Co-Administration of High Levels of Resveratrol and Quercetin May Significantly Reduce the Cardiac Toxicity of Doxorubincin, Allowing Increased Use of This Highly Effective Anti-Cancer Drug

Resveratrol (image) and quercetin, two polyphenols that have been widely studied for their health properties, may soon become the basis of an important new advance in cancer treatment, primarily by improving the efficacy and potential use of an existing chemotherapeutic cancer drug. Resveratrol, a powerful antioxidant found in red wine and other foods, has already received much attention as a possible explanation for the "French paradox," a low incidence of cardiovascular disease despite a diet often high in fats. The new research suggests that resveratrol may soon have value far beyond that.

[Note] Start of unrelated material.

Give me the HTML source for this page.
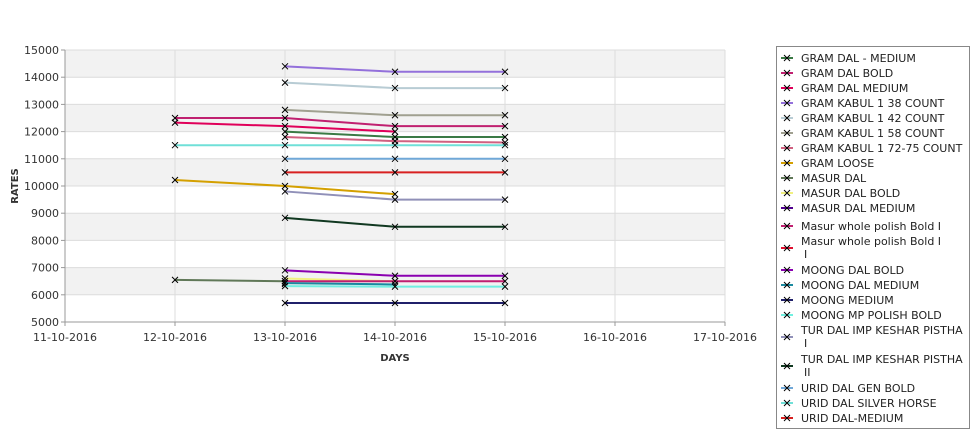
<!DOCTYPE html>
<html><head><meta charset="utf-8"><style>
body{margin:0;background:#fff;font-family:"Liberation Sans","DejaVu Sans",sans-serif}
svg text{font-family:"DejaVu Sans","Liberation Sans",sans-serif}
</style></head><body>
<svg id="chart" width="975" height="429" xmlns="http://www.w3.org/2000/svg">
<g id="bands"></g><g id="grid"></g><g id="axes"></g><g id="series"></g><g id="legend"></g>
</svg>
<script>
const dates=["11-10-2016","12-10-2016","13-10-2016","14-10-2016","15-10-2016","16-10-2016","17-10-2016"];
const yTicks=[5000,6000,7000,8000,9000,10000,11000,12000,13000,14000,15000];
const seriesNames=["GRAM DAL - MEDIUM","GRAM DAL BOLD","GRAM DAL MEDIUM","GRAM KABUL 1 38 COUNT","GRAM KABUL 1 42 COUNT","GRAM KABUL 1 58 COUNT","GRAM KABUL 1 72-75 COUNT","GRAM LOOSE","MASUR DAL","MASUR DAL BOLD","MASUR DAL MEDIUM","Masur whole polish Bold I","Masur whole polish Bold I I","MOONG DAL BOLD","MOONG DAL MEDIUM","MOONG MEDIUM","MOONG MP POLISH BOLD","TUR DAL IMP KESHAR PISTHA I","TUR DAL IMP KESHAR PISTHA II","URID DAL GEN BOLD","URID DAL SILVER HORSE","URID DAL-MEDIUM"];
const seriesColors=["#3a7a45","#c02070","#e0005a","#9370db","#b8ccd4","#a0a090","#d06080","#d4a000","#607858","#f0f080","#500090","#c02070","#e01030","#8a00b0","#1a8aa0","#20206a","#70f0e0","#9090b8","#103820","#70a8d8","#70e0d8","#d82020"];
// values indexed by day index (0 = 11-10); null = no data
const seriesValues=[
[null,null,12000,11800,11800],
[null,12500,12500,12200,12200],
[null,12330,12200,12000,null],
[null,null,14400,14200,14200],
[null,null,13800,13600,13600],
[null,null,12800,12600,12600],
[null,null,11800,11650,11600],
[null,10220,10000,9700,null],
[null,6550,6500,null,null],
[null,null,6600,6500,null],
[null,null,6400,null,null],
[null,null,6500,6500,6500],
[null,null,null,null,null],
[null,null,6900,6700,6700],
[null,null,6430,6380,null],
[null,null,5700,5700,5700],
[null,null,6320,6300,6300],
[null,null,9800,9500,9500],
[null,null,8830,8500,8500],
[null,null,11000,11000,11000],
[null,11500,11500,11500,11500],
[null,null,10500,10500,10500]];
const legendTwoLine=[false,false,false,false,false,false,false,false,false,false,false,false,true,false,false,false,false,true,true,false,false,false];

const NS="http://www.w3.org/2000/svg";
const X0=65,X1=725,Y0=322,Y1=50;
const xScale=i=>X0+(X1-X0)*i/(dates.length-1);
const yScale=v=>Y0-(v-yTicks[0])/(yTicks[yTicks.length-1]-yTicks[0])*(Y0-Y1);
function mk(tag,attrs,parent,txt){const e=document.createElementNS(NS,tag);for(const k in attrs)e.setAttribute(k,attrs[k]);if(txt!==undefined)e.textContent=txt;parent.appendChild(e);return e;}
const bands=document.getElementById('bands'),grid=document.getElementById('grid'),axes=document.getElementById('axes'),ser=document.getElementById('series'),leg=document.getElementById('legend');
for(let i=0;i<yTicks.length-1;i++){if(i%2===1){const r=mk('rect',{x:X0,y:yScale(yTicks[i+1]),width:X1-X0,height:yScale(yTicks[i])-yScale(yTicks[i+1]),fill:'#f2f2f2'},bands);

}}
yTicks.forEach(v=>{const y=yScale(v);
const l=mk('line',{x1:X0,x2:X1,y1:y,y2:y,stroke:'#dcdcdc','stroke-width':1},grid);


mk('line',{x1:X0-4,x2:X0,y1:y,y2:y,stroke:'#999'},axes);
const t=mk('text',{x:X0-6,y:y+4,'text-anchor':'end','font-size':11,fill:'#333'},axes,v);

});
dates.forEach((d,i)=>{const x=xScale(i);
const l=mk('line',{x1:x,x2:x,y1:Y1,y2:Y0,stroke:'#dcdcdc'},grid);


mk('line',{x1:x,x2:x,y1:Y0,y2:Y0+4,stroke:'#999'},axes);
const t=mk('text',{x:x,y:341,'text-anchor':'middle','font-size':11,fill:'#333'},axes,d);

});
mk('line',{x1:X0,x2:X0,y1:Y1,y2:Y0,stroke:'#999'},axes);
mk('line',{x1:X0,x2:X1,y1:Y0,y2:Y0,stroke:'#999'},axes);
const yt=mk('text',{x:0,y:0,transform:'translate(18,186) rotate(-90)','text-anchor':'middle','font-size':10,'font-weight':'bold',fill:'#333'},axes,'RATES');


const xt=mk('text',{x:395,y:361,'text-anchor':'middle','font-size':10,'font-weight':'bold',fill:'#333'},axes,'DAYS');


function marker(x,y,p){const g=mk('path',{d:`M${x-3},${y-3}L${x+3},${y+3}M${x-3},${y+3}L${x+3},${y-3}`,stroke:'#000','stroke-width':1},p);return g;}
seriesValues.forEach((vals,s)=>{const g=mk('g',{},ser);


const pts=[];vals.forEach((v,i)=>{if(v!==null)pts.push([xScale(i),yScale(v)]);});
if(pts.length>1){const pl=mk('polyline',{points:pts.map(p=>p.join(',')).join(' '),fill:'none',stroke:seriesColors[s],'stroke-width':2},g);

}
pts.forEach(p=>{const m=marker(p[0],p[1],g);

});});
const box=mk('rect',{x:776.5,y:46.5,width:193,height:382,fill:'#fff',stroke:'#888'},leg);


let ly=58;
seriesNames.forEach((n,s)=>{const two=legendTwoLine[s];const my=two?ly+7:ly;
const g=mk('g',{},leg);


mk('line',{x1:781,x2:793,y1:my,y2:my,stroke:seriesColors[s],'stroke-width':2},g);
marker(787,my,g);
if(two){const parts=n.split(/ (?=I+$)/);mk('text',{x:801,y:ly+4,'font-size':11,fill:'#222'},g,parts[0]);mk('text',{x:804,y:ly+17,'font-size':11,fill:'#222'},g,parts[1]||'');ly+=29;}
else{mk('text',{x:801,y:ly+4,'font-size':11,fill:'#222'},g,n);ly+=(s===10?18:15);}
});
</script>
</body></html>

In laboratory experiments, researchers at Oregon State University have developed a system to increase the bioavailability of these compounds in the body by using "copolymers" that make the compounds water soluble and allow their injection into the blood stream, creating levels that are far higher than could ever be obtained by diet or oral intake. The resveratrol and quercetin then appear to reduce the cardiac toxicity of a very widely used cancer drug, Adriamycin (doxorubicin). Although highly effective in the treatment of lymphomas, breast, ovarian, and other cancers, Adriamycin can only be used for a limited time in humans because of its cardiotoxicity. The co-administration of these polyphenols might allow much more extensive use of this drug, while at the same time improving its efficacy and demonstrating the polyphenols' own anti-cancer properties, scientists said. This research has been published online by the Journal of Controlled Release and will appear in the September 10, 2015 print issue of this journal. The authors are scientists from the College of Pharmacy at Oregon State University (OSU) and the School of Pharmacy at Pacific University. Both institutions supported the research.